In his Canadian Mining Hall of Fame tribute video, Quartermain even credits his success in life to the “Christian conservative values” that he grew up with.
All of this calls into question whether he is fully aware of what SOGI UBC and SOGI 1 2 3 are pushing. Are these ideas that Quartermain himself champions, or is he throwing money at the cause while ideologues twist what was supposed to be a serious department of study and a genuine attempt at an anti-bullying program into a vehicle for drag pedagogy?
The sad truth is that gender ideology has been creeping into the University of British Columbia Faculty of Education for over a decade, starting well before Quartermain dissolved the Jane Rule Endowment.
A source I spoke to recalled that, around 2011 and 2012, it was still possible to have robust and thoughtful discussions—even constructive and respectful arguments—around the topics of sex, sexuality, and gender.
However, in 2013, these topics became a part of the curriculum, and professors were expected to teach units on gender and gender identity in line with gender identity ideology orthodoxy. By 2016, conversation was thoroughly chilled and there was no discussion or critique allowed around ideas like “trans women are women.”
Another sad truth is that the influx of Quartermain’s money has provided the faculty with the resources to invite radical gender ideologue speakers and pursue initiatives that push these ideas even more adamantly onto student teachers and, eventually, into K-12 classrooms.
It is not hard to imagine that a man who didn’t feel comfortable coming out until later in life genuinely thinks that what he is doing with his charitable activities is helping children and young people like himself.

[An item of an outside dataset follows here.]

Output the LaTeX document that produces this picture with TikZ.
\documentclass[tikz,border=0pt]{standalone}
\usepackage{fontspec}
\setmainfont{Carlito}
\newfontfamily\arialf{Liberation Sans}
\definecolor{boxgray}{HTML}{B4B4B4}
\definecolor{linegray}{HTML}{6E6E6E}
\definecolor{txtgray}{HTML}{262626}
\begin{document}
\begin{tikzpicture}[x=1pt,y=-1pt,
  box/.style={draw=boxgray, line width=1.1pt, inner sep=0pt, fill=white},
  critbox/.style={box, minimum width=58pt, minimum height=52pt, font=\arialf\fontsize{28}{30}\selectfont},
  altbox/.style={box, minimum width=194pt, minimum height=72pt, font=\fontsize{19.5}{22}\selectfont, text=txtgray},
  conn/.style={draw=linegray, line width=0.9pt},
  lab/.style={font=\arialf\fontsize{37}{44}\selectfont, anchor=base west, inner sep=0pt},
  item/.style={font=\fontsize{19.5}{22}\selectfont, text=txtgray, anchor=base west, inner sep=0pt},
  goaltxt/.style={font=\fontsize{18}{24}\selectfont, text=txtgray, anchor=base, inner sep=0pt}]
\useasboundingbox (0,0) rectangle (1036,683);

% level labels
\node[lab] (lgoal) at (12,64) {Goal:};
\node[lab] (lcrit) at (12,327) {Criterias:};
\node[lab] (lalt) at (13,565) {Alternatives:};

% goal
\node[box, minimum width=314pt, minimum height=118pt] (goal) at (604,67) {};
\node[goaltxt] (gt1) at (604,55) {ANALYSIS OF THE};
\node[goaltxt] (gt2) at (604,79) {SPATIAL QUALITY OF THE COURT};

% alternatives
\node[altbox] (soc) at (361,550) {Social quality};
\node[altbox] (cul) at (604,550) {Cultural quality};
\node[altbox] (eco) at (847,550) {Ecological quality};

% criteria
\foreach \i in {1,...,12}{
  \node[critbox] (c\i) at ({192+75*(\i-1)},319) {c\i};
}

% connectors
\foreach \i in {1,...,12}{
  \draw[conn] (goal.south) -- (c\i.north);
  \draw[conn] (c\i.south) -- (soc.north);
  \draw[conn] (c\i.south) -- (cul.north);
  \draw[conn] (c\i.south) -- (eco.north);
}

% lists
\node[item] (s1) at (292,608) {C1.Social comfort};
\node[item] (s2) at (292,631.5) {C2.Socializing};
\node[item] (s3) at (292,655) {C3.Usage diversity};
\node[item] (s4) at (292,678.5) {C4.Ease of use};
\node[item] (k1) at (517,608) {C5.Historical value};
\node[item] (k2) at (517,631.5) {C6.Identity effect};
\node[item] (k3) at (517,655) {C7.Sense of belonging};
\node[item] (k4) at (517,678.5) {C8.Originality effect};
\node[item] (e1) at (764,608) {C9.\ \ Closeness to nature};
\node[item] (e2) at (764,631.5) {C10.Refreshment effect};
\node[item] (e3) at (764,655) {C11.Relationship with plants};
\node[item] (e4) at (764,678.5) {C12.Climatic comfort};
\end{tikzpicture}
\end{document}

“I never saw myself reflected in school,” Quartermain says in the Mining Legends Speakers Series. “If we all see ourselves reflected in society as equal partners, then it’s going to be a much better place for everyone to live.”
Unfortunately, SOGI programs often teach young, gender non-conforming boys who might grow up to be gay like Quartermain that their likes, interests, and behaviors mean they are really girls.
Many gay men, lesbians, and bisexual people are waking up to the fact that the gender identity movement is not for us. These ideas twist our understanding of sexual orientation, take away our ability to advocate for ourselves and our interests, and harm gender non-conforming children who might otherwise grow up to be same-sex attracted.
Quartermain presents himself as a man of data and science. It is becoming clearer every day that gender identity ideology is harmful to children, to same-sex attracted people, to women, and to some of the most vulnerable individuals in society. It’s time for him to face the facts.